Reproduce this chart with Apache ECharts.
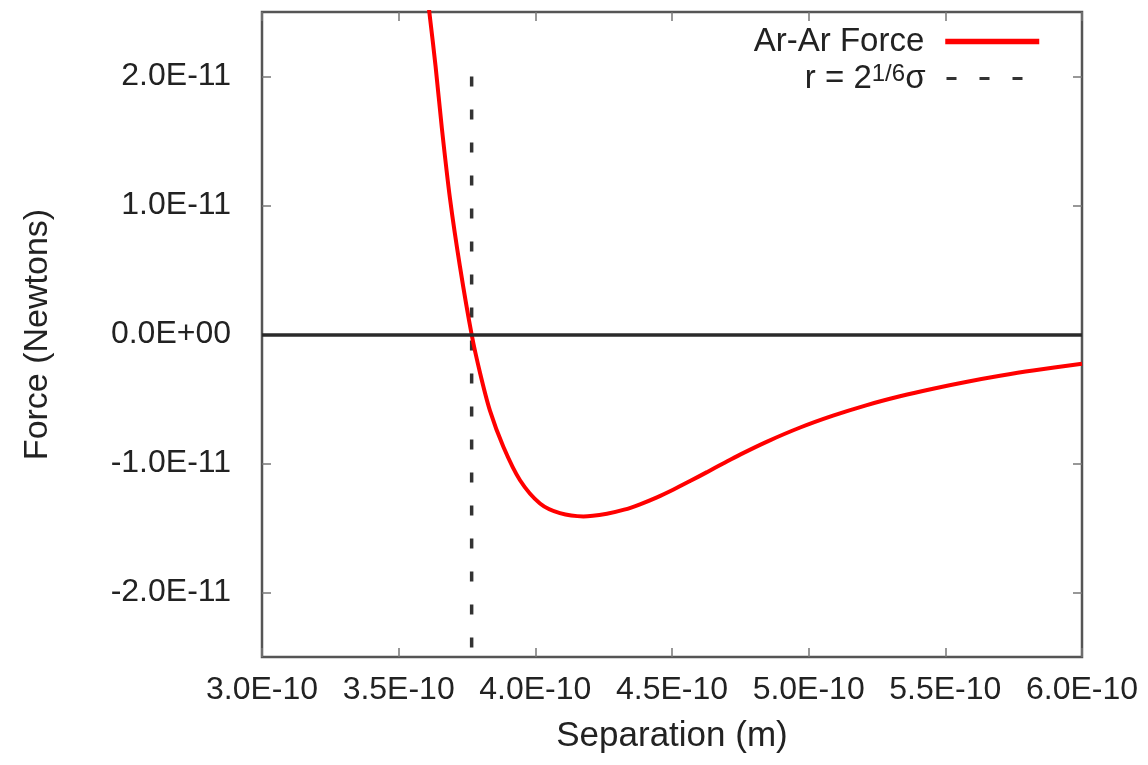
<!DOCTYPE html>
<html>
<head>
<meta charset="utf-8">
<style>
  html, body { margin: 0; padding: 0; background: #fff; }
  #chart { width: 1148px; height: 765px; }
</style>
<script src="https://cdn.jsdelivr.net/npm/echarts@6/dist/echarts.min.js"></script>
</head>
<body>
<div id="chart"></div>
<script>
// separation in units of 1E-10 m, force in units of 1E-12 N
const separation = [3.611, 3.635, 3.658, 3.688, 3.724, 3.767, 3.798, 3.834, 3.883, 3.944,
    4.017, 4.090, 4.176, 4.262, 4.325, 4.383, 4.445, 4.504, 4.566, 4.628,
    4.687, 4.749, 4.848, 4.969, 5.089, 5.210, 5.334, 5.455, 5.580, 5.700,
    5.821, 6.000];
const force = [25.2, 20.8, 16.0, 10.5, 5.3, 0.0, -3.0, -5.9, -8.7, -11.3,
    -13.1, -13.85, -14.1, -13.89, -13.58, -13.16, -12.62, -12.03, -11.36, -10.67,
    -10.0, -9.31, -8.3, -7.21, -6.29, -5.49, -4.79, -4.2, -3.66, -3.2,
    -2.79, -2.27];
const rMin = 3.767; // r = 2^(1/6) sigma
const rMinLine = [20, -25];
const xTicks = [3.0, 3.5, 4.0, 4.5, 5.0, 5.5, 6.0];
const yTicks = [-20, -10, 0, 10, 20];

const font = 'Liberation Sans, Arial, Helvetica, sans-serif';
const ink = '#222';

const sci = (v) => {
    const [m, e] = v.toExponential(1).split('e');
    const sign = e[0] === '-' ? '-' : '+';
    const d = e.replace(/^[+-]/, '');
    return m + 'E' + sign + d.padStart(2, '0');
};

const myChart = echarts.init(document.getElementById('chart'));

const tickStyle = { show: true, inside: true, length: 9, lineStyle: { color: '#777', width: 1.5 } };

const option = {
    animation: false,
    backgroundColor: '#fff',
    grid: {
        left: 262, right: 66, top: 12, bottom: 108,
        show: true, borderColor: '#555', borderWidth: 2.5,
        containLabel: false, outerBoundsMode: 'none'
    },
    legend: [
        {
            data: ['Ar-Ar Force'],
            right: 106, top: 25, padding: 0,
            align: 'right', itemWidth: 94, itemHeight: 20,
            itemStyle: { opacity: 0 },
            lineStyle: { width: 5.5 },
            textStyle: { fontFamily: font, fontSize: 33, color: ink, padding: [0, 16, 0, 0] }
        },
        {
            data: ['rmin'],
            right: 122, top: 62, padding: 0,
            align: 'right', itemWidth: 78, itemHeight: 20,
            itemStyle: { opacity: 0 },
            lineStyle: { width: 3 },
            formatter: () => '{b|r = 2}{s|1/6}{b|σ}',
            textStyle: {
                fontFamily: font, fontSize: 33, color: ink, padding: [0, 16, 0, 0],
                rich: {
                    b: { fontFamily: font, fontSize: 33, color: ink, verticalAlign: 'bottom' },
                    s: { fontFamily: font, fontSize: 24, color: ink, verticalAlign: 'top' }
                }
            }
        }
    ],
    xAxis: [
        {
            type: 'value', min: 3.0, max: 6.0, interval: 0.5,
            name: 'Separation (m)', nameLocation: 'middle', nameGap: 62,
            nameTextStyle: { fontFamily: font, fontSize: 35, color: ink },
            axisLine: { show: false, onZero: false },
            axisTick: tickStyle,
            splitLine: { show: false },
            axisLabel: {
                customValues: xTicks,
                fontFamily: font, fontSize: 32, color: ink, margin: 17,
                formatter: (v) => sci(v * 1e-10)
            }
        },
        {
            type: 'value', min: 3.0, max: 6.0, interval: 0.5, position: 'top',
            axisLine: { show: false, onZero: false }, axisTick: tickStyle,
            splitLine: { show: false }, axisLabel: { show: false }
        }
    ],
    yAxis: [
        {
            type: 'value', min: -25, max: 25,
            name: 'Force (Newtons)', nameLocation: 'middle', nameGap: 207,
            nameTextStyle: { fontFamily: font, fontSize: 34, color: ink },
            axisLine: { show: false, onZero: false },
            axisTick: Object.assign({ customValues: yTicks }, tickStyle),
            splitLine: { show: false },
            axisLabel: {
                customValues: yTicks,
                fontFamily: font, fontSize: 32, color: ink, margin: 31,
                formatter: (v) => sci(v * 1e-12)
            }
        },
        {
            type: 'value', min: -25, max: 25, position: 'right',
            axisLine: { show: false, onZero: false },
            axisTick: Object.assign({ customValues: yTicks }, tickStyle),
            splitLine: { show: false }, axisLabel: { show: false }
        }
    ],
    series: [
        {
            name: 'rmin',
            type: 'line',
            symbol: 'none',
            z: 2,
            lineStyle: { color: '#333', width: 3.5, type: [10, 23] },
            itemStyle: { color: '#333' },
            data: rMinLine.map((f) => [rMin, f]),
            markLine: {
                silent: true,
                symbol: 'none',
                label: { show: false },
                lineStyle: { color: '#2a2a2a', width: 3.5, type: 'solid' },
                data: [{ yAxis: 0 }]
            }
        },
        {
            name: 'Ar-Ar Force',
            type: 'line',
            symbol: 'none',
            smooth: 0.3,
            z: 3,
            lineStyle: { color: '#ff0000', width: 4 },
            itemStyle: { color: '#ff0000' },
            data: separation.map((r, i) => [r, force[i]])
        }
    ]
};

myChart.setOption(option);
</script>
</body>
</html>
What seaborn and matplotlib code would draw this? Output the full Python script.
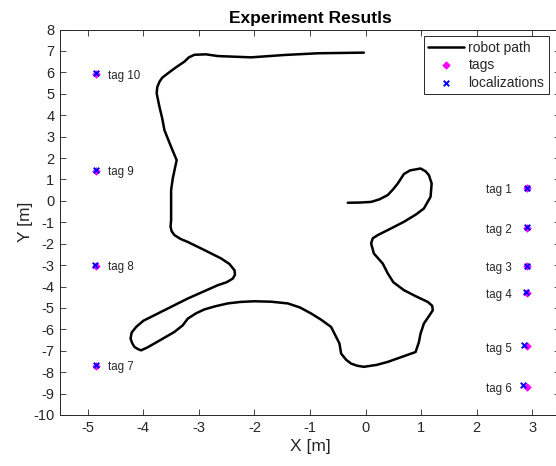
import matplotlib
matplotlib.use('Agg')
import matplotlib.pyplot as plt
import seaborn as sns
import pandas as pd

# robot path
path_x = [-0.03, -0.86, -1.46, -2.06, -2.66, -2.87, -3.08, -3.18, -3.26, -3.42, -3.56, -3.66,
          -3.71, -3.75, -3.76, -3.71, -3.66, -3.62, -3.50, -3.40, -3.47, -3.50, -3.50, -3.51,
          -3.49, -3.44, -3.33, -3.20, -2.90, -2.60, -2.45, -2.36, -2.35, -2.39, -2.50, -2.66,
          -3.20, -3.80, -4.00, -4.13, -4.21, -4.23, -4.20, -4.16, -4.10, -4.04, -3.93, -3.80,
          -3.44, -3.29, -3.20, -3.05, -2.90, -2.70, -2.48, -2.25, -2.00, -1.70, -1.40, -1.18,
          -0.98, -0.80, -0.62, -0.47, -0.44, -0.35, -0.26, -0.15, -0.03, 0.20, 0.40, 0.90,
          0.96, 0.99, 1.05, 1.15, 1.21, 1.20, 1.12, 0.90, 0.69, 0.50, 0.40, 0.31,
          0.15, 0.10, 0.13, 0.22, 0.45, 0.69, 0.90, 1.05, 1.17, 1.19, 1.14, 1.08,
          0.99, 0.80, 0.69, 0.58, 0.50, 0.40, 0.25, 0.10, -0.10, -0.32]
path_y = [6.92, 6.89, 6.81, 6.70, 6.76, 6.84, 6.82, 6.70, 6.50, 6.22, 5.95, 5.75,
          5.56, 5.30, 5.02, 4.39, 3.85, 3.30, 2.52, 1.90, 1.05, 0.50, -0.90, -1.21,
          -1.42, -1.60, -1.78, -1.92, -2.30, -2.69, -2.95, -3.24, -3.45, -3.63, -3.80, -3.94,
          -4.56, -5.34, -5.60, -5.89, -6.15, -6.43, -6.65, -6.82, -6.92, -6.98, -6.85, -6.66,
          -6.12, -5.81, -5.50, -5.25, -5.07, -4.92, -4.79, -4.72, -4.69, -4.71, -4.79, -4.98,
          -5.26, -5.55, -5.89, -6.66, -7.13, -7.42, -7.60, -7.70, -7.75, -7.66, -7.52, -7.06,
          -6.60, -6.20, -5.73, -5.35, -5.11, -4.90, -4.72, -4.45, -4.17, -3.80, -3.39, -2.93,
          -2.46, -1.99, -1.75, -1.60, -1.30, -0.98, -0.65, -0.36, 0.19, 0.81, 1.20, 1.38,
          1.51, 1.42, 1.25, 0.81, 0.55, 0.27, 0.07, -0.05, -0.08, -0.09]

# tags and localizations
tag_names = ['tag 1', 'tag 2', 'tag 3', 'tag 4', 'tag 5', 'tag 6', 'tag 7', 'tag 8', 'tag 9', 'tag 10']
tag_x = [2.90, 2.90, 2.90, 2.90, 2.90, 2.90, -4.85, -4.85, -4.85, -4.85]
tag_y = [0.60, -1.25, -3.05, -4.30, -6.80, -8.70, -7.70, -3.05, 1.40, 5.90]
loc_x = [2.90, 2.90, 2.90, 2.88, 2.86, 2.84, -4.85, -4.87, -4.85, -4.85]
loc_y = [0.60, -1.20, -3.05, -4.25, -6.72, -8.62, -7.65, -3.00, 1.45, 5.95]

path_df = pd.DataFrame({'x': path_x, 'y': path_y})
tags_df = pd.DataFrame({'x': tag_x, 'y': tag_y, 'name': tag_names})
loc_df = pd.DataFrame({'x': loc_x, 'y': loc_y})

sns.set_style('white')
plt.rcParams['font.family'] = ['Liberation Sans', 'DejaVu Sans']
plt.rcParams['axes.unicode_minus'] = False
ink = '#262626'

fig = plt.figure(figsize=(5.56, 4.66), dpi=100)
ax = fig.add_axes([60 / 556, 51 / 466, 500 / 556, 385.5 / 466])

sns.lineplot(data=path_df, x='x', y='y', sort=False, estimator=None, color='black',
             linewidth=1.8, label='robot path', ax=ax,
             solid_joinstyle='round', solid_capstyle='round')
sns.scatterplot(data=tags_df, x='x', y='y', marker='D', color='magenta', s=14,
                edgecolor='magenta', linewidth=0.6, label='tags', ax=ax, zorder=3)
sns.scatterplot(data=loc_df, x='x', y='y', marker='x', color='blue', s=16,
                linewidth=1.4, label='localizations', ax=ax, zorder=4)

# tag labels: right-side tags labelled on the left, left-side tags on the right
for name, tx, ty in zip(tag_names, tag_x, tag_y):
    if tx > 0:
        ax.text(tx - 0.26, ty - 0.1, name, ha='right', va='center', fontsize=8.3, color=ink)
    else:
        ax.text(tx + 0.21, ty - 0.05, name, ha='left', va='center', fontsize=8.3, color=ink)

ax.set_xlim(-5.5, 3.5)
ax.set_ylim(-10, 8)
ax.set_xticks(range(-5, 4))
ax.set_yticks(range(-10, 9))
ax.tick_params(direction='in', length=4, width=0.6, colors=ink, labelsize=10.5,
               top=True, right=True, bottom=True, left=True, pad=4)
for sp in ax.spines.values():
    sp.set_visible(True)
    sp.set_color(ink)
    sp.set_linewidth(0.7)

ax.set_xlabel('X [m]', fontsize=12.5, color=ink, labelpad=3)
ax.set_ylabel('Y [m]', fontsize=12.5, color=ink, labelpad=0)
ax.set_title('Experiment Resutls', fontsize=12.5, fontweight='bold', color='black', pad=5)

leg = ax.legend(loc='upper right', bbox_to_anchor=(0.977, 0.982), fontsize=10, frameon=True,
                fancybox=False, edgecolor=ink, framealpha=1, handlelength=2.6,
                handletextpad=0.3, borderpad=0.3, labelspacing=0.25, borderaxespad=0)
leg.get_frame().set_linewidth(0.7)

fig.savefig('out.png', dpi=100)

Brief
Give again, word for word, the part that opens with the line containing "What seaborn and" and closes with the one containing "-3.00, 1.45, 5.95]". Include both of those lines and skip all pictures.

Solved problem
What seaborn and matplotlib code would draw this? Output the full Python script.
import matplotlib
matplotlib.use('Agg')
import matplotlib.pyplot as plt
import seaborn as sns
import pandas as pd

# robot path
path_x = [-0.03, -0.86, -1.46, -2.06, -2.66, -2.87, -3.08, -3.18, -3.26, -3.42, -3.56, -3.66,
          -3.71, -3.75, -3.76, -3.71, -3.66, -3.62, -3.50, -3.40, -3.47, -3.50, -3.50, -3.51,
          -3.49, -3.44, -3.33, -3.20, -2.90, -2.60, -2.45, -2.36, -2.35, -2.39, -2.50, -2.66,
          -3.20, -3.80, -4.00, -4.13, -4.21, -4.23, -4.20, -4.16, -4.10, -4.04, -3.93, -3.80,
          -3.44, -3.29, -3.20, -3.05, -2.90, -2.70, -2.48, -2.25, -2.00, -1.70, -1.40, -1.18,
          -0.98, -0.80, -0.62, -0.47, -0.44, -0.35, -0.26, -0.15, -0.03, 0.20, 0.40, 0.90,
          0.96, 0.99, 1.05, 1.15, 1.21, 1.20, 1.12, 0.90, 0.69, 0.50, 0.40, 0.31,
          0.15, 0.10, 0.13, 0.22, 0.45, 0.69, 0.90, 1.05, 1.17, 1.19, 1.14, 1.08,
          0.99, 0.80, 0.69, 0.58, 0.50, 0.40, 0.25, 0.10, -0.10, -0.32]
path_y = [6.92, 6.89, 6.81, 6.70, 6.76, 6.84, 6.82, 6.70, 6.50, 6.22, 5.95, 5.75,
          5.56, 5.30, 5.02, 4.39, 3.85, 3.30, 2.52, 1.90, 1.05, 0.50, -0.90, -1.21,
          -1.42, -1.60, -1.78, -1.92, -2.30, -2.69, -2.95, -3.24, -3.45, -3.63, -3.80, -3.94,
          -4.56, -5.34, -5.60, -5.89, -6.15, -6.43, -6.65, -6.82, -6.92, -6.98, -6.85, -6.66,
          -6.12, -5.81, -5.50, -5.25, -5.07, -4.92, -4.79, -4.72, -4.69, -4.71, -4.79, -4.98,
          -5.26, -5.55, -5.89, -6.66, -7.13, -7.42, -7.60, -7.70, -7.75, -7.66, -7.52, -7.06,
          -6.60, -6.20, -5.73, -5.35, -5.11, -4.90, -4.72, -4.45, -4.17, -3.80, -3.39, -2.93,
          -2.46, -1.99, -1.75, -1.60, -1.30, -0.98, -0.65, -0.36, 0.19, 0.81, 1.20, 1.38,
          1.51, 1.42, 1.25, 0.81, 0.55, 0.27, 0.07, -0.05, -0.08, -0.09]

# tags and localizations
tag_names = ['tag 1', 'tag 2', 'tag 3', 'tag 4', 'tag 5', 'tag 6', 'tag 7', 'tag 8', 'tag 9', 'tag 10']
tag_x = [2.90, 2.90, 2.90, 2.90, 2.90, 2.90, -4.85, -4.85, -4.85, -4.85]
tag_y = [0.60, -1.25, -3.05, -4.30, -6.80, -8.70, -7.70, -3.05, 1.40, 5.90]
loc_x = [2.90, 2.90, 2.90, 2.88, 2.86, 2.84, -4.85, -4.87, -4.85, -4.85]
loc_y = [0.60, -1.20, -3.05, -4.25, -6.72, -8.62, -7.65, -3.00, 1.45, 5.95]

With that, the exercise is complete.